Exercise brief
What number of lines in the material contain the word "page"? Give that number alone.
>> START Supplied data
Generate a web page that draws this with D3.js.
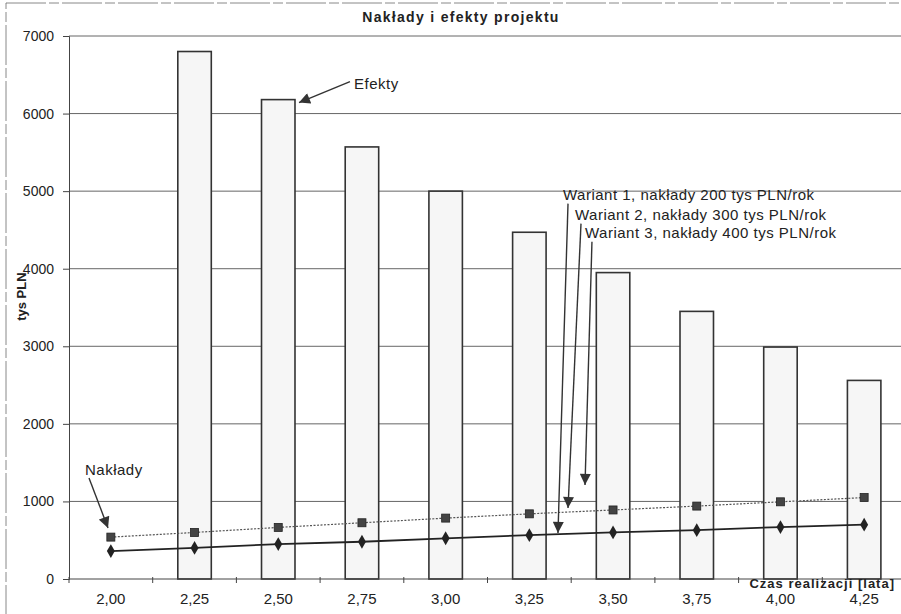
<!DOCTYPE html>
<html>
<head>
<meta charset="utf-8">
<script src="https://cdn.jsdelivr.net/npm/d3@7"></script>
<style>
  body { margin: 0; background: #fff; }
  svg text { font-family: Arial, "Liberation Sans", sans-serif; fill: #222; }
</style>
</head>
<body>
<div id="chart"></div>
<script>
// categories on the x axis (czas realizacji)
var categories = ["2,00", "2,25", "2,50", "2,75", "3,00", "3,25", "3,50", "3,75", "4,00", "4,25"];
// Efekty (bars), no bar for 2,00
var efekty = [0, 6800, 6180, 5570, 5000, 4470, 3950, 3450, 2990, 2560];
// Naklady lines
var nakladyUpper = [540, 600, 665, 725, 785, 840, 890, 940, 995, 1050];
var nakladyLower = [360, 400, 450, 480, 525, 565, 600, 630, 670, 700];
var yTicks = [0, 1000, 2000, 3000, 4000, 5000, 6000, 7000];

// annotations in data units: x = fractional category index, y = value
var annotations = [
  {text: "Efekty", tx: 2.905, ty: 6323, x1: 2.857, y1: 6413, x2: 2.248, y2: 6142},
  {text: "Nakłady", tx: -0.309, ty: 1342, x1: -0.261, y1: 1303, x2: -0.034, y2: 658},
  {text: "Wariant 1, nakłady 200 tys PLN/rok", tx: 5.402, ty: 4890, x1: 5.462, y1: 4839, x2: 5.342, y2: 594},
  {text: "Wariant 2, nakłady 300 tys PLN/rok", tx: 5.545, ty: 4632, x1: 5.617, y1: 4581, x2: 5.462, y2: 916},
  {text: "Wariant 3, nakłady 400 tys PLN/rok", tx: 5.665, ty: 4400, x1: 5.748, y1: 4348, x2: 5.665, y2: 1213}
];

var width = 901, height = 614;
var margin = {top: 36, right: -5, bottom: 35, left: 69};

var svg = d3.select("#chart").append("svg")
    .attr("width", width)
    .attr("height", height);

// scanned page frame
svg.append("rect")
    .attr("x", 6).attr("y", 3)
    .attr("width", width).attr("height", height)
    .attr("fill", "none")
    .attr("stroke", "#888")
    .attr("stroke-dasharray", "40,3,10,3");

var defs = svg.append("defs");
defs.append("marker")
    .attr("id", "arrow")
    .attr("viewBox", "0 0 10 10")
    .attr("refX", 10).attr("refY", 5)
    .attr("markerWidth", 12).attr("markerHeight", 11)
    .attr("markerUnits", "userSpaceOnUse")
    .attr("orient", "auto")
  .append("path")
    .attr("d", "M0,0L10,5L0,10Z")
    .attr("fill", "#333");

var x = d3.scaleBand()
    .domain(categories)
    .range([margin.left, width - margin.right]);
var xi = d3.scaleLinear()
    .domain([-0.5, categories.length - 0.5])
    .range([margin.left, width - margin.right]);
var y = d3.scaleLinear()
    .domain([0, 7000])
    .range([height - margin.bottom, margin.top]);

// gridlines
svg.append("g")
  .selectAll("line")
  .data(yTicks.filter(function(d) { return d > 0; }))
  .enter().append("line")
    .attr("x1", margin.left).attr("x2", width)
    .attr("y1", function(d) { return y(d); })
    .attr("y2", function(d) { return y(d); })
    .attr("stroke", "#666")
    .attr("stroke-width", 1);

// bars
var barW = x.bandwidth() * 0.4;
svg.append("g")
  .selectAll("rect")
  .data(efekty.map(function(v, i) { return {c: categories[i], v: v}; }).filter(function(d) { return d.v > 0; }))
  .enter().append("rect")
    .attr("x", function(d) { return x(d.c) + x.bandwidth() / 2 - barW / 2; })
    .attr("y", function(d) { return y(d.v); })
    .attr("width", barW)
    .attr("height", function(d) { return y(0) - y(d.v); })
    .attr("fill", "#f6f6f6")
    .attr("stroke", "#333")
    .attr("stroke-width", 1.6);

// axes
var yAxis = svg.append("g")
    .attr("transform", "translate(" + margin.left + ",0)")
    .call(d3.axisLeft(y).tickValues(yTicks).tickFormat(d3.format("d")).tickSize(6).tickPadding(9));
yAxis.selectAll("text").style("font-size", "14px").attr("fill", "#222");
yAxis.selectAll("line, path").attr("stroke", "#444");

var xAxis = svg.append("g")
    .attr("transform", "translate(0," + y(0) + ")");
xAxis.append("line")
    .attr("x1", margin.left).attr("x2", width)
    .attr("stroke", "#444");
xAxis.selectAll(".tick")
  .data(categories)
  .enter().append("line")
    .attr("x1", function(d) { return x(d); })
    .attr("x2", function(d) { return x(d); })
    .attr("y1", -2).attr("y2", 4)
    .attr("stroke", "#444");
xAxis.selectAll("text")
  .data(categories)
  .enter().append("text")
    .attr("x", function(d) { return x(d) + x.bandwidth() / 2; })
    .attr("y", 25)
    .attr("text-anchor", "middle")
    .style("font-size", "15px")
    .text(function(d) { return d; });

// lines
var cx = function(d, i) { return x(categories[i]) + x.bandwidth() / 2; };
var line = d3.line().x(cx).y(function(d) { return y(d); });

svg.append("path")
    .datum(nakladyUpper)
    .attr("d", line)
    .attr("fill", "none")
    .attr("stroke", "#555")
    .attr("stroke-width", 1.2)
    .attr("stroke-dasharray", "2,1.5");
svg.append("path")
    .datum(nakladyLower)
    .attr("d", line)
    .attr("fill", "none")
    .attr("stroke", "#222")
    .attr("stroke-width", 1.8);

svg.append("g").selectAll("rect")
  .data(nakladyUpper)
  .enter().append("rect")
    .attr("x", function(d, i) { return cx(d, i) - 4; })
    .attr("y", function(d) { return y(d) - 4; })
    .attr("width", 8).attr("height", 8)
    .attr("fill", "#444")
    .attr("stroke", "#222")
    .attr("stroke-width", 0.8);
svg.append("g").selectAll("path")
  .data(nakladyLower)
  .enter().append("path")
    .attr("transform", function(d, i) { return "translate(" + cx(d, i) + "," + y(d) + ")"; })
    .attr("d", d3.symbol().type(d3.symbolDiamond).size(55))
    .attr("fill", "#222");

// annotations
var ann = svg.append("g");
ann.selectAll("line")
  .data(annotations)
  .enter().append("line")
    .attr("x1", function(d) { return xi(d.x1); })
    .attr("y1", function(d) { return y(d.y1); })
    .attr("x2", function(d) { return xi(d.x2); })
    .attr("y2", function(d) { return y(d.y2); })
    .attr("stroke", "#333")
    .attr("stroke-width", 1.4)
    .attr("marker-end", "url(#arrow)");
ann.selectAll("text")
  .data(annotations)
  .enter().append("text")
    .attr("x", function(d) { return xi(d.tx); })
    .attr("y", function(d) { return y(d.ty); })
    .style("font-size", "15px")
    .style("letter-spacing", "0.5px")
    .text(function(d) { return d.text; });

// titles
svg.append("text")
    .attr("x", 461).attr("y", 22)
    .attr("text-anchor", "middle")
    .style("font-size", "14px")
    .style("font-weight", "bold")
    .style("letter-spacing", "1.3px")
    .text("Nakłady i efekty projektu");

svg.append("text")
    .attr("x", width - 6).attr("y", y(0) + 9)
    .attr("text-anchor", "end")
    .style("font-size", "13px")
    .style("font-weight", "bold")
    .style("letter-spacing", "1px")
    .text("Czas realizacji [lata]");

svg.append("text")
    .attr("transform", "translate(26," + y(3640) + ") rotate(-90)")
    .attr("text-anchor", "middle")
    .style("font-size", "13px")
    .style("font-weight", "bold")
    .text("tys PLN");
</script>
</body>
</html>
>> END Supplied data
Task result
2